### What to do
The line containing "const seriesName = 'Frequency';" marks the end: quote every line from the start of the records below through it, word for word.
::::::
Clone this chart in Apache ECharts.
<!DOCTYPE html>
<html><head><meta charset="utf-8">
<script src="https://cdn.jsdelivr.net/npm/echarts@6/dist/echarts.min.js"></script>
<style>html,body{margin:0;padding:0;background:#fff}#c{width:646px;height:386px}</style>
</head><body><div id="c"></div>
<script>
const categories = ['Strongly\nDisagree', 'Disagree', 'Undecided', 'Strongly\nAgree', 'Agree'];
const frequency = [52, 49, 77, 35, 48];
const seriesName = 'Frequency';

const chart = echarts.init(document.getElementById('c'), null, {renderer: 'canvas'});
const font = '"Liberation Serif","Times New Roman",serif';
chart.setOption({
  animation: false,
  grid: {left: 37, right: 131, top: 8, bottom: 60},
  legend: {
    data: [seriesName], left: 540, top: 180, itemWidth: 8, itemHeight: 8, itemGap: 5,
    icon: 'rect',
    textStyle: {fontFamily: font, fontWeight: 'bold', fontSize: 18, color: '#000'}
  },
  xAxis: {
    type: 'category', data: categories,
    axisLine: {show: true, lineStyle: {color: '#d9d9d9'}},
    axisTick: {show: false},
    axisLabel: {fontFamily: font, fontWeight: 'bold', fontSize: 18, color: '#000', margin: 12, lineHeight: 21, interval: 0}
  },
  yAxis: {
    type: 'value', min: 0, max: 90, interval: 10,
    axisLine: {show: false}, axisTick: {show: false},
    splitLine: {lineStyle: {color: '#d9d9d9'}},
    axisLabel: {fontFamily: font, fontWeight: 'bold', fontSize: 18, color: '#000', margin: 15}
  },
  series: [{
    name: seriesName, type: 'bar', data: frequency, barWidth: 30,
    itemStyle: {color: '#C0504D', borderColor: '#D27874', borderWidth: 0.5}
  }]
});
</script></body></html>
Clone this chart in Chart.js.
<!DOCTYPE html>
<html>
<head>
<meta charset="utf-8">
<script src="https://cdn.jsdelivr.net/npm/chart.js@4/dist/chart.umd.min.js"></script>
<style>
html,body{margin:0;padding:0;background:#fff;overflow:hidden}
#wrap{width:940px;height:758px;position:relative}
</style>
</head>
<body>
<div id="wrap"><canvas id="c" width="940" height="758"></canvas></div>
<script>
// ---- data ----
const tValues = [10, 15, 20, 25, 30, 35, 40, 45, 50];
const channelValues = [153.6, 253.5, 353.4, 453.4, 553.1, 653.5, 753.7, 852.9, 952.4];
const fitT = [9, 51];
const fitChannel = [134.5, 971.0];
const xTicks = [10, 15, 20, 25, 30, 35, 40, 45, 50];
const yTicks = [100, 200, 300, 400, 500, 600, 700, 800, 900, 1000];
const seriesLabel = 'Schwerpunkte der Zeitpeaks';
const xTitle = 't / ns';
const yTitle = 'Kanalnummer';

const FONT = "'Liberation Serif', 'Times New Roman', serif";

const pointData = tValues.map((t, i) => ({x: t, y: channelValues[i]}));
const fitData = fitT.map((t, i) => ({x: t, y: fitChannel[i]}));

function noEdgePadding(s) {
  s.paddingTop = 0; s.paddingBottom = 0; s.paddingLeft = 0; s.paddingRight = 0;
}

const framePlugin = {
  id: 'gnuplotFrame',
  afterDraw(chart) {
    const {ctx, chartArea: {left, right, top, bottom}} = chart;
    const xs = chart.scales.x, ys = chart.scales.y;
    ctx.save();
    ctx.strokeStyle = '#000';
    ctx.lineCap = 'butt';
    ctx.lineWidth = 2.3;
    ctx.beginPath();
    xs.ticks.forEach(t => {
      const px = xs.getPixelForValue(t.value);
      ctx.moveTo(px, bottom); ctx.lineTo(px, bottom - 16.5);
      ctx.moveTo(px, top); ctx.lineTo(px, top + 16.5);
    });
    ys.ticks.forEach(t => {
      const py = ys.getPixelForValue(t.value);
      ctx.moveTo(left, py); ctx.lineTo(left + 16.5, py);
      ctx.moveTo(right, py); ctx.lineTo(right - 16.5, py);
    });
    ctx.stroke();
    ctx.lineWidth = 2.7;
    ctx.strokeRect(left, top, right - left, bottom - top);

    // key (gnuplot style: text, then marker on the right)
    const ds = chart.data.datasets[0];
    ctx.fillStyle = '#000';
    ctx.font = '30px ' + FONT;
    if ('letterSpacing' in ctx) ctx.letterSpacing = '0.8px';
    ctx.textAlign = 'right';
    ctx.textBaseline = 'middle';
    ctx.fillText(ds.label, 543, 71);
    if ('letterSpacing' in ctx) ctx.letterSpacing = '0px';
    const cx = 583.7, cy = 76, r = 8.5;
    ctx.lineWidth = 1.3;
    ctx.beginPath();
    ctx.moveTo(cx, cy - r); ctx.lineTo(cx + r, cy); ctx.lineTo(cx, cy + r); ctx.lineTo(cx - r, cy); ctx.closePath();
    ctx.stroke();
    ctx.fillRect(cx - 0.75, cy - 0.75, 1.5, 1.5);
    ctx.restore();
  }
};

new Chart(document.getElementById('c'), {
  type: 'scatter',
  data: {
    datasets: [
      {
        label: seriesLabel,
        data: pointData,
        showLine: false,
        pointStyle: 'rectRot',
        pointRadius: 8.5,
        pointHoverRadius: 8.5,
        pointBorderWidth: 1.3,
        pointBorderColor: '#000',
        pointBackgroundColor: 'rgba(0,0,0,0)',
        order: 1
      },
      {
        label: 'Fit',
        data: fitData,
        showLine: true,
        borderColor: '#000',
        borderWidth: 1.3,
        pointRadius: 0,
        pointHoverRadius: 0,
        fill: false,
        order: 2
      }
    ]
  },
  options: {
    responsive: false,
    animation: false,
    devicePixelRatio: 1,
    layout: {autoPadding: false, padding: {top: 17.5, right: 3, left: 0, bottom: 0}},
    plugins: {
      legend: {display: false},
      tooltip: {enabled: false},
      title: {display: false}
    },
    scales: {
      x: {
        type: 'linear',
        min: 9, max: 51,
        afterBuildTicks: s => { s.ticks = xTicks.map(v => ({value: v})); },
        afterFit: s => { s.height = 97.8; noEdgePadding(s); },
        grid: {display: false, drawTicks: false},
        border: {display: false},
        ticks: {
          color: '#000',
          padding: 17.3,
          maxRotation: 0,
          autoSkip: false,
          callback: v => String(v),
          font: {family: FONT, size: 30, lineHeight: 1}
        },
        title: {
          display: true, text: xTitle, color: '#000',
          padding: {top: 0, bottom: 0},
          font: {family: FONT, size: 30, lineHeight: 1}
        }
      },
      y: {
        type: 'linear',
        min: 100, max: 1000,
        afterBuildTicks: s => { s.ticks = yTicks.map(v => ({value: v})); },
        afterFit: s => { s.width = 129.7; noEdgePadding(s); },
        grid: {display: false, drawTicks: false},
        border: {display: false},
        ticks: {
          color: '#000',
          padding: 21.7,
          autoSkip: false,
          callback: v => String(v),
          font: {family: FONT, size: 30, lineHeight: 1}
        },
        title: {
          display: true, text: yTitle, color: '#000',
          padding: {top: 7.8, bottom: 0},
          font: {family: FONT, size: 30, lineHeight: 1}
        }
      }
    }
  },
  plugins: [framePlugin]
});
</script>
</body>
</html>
::::::
### Response to this task
Clone this chart in Apache ECharts.
<!DOCTYPE html>
<html><head><meta charset="utf-8">
<script src="https://cdn.jsdelivr.net/npm/echarts@6/dist/echarts.min.js"></script>
<style>html,body{margin:0;padding:0;background:#fff}#c{width:646px;height:386px}</style>
</head><body><div id="c"></div>
<script>
const categories = ['Strongly\nDisagree', 'Disagree', 'Undecided', 'Strongly\nAgree', 'Agree'];
const frequency = [52, 49, 77, 35, 48];
const seriesName = 'Frequency';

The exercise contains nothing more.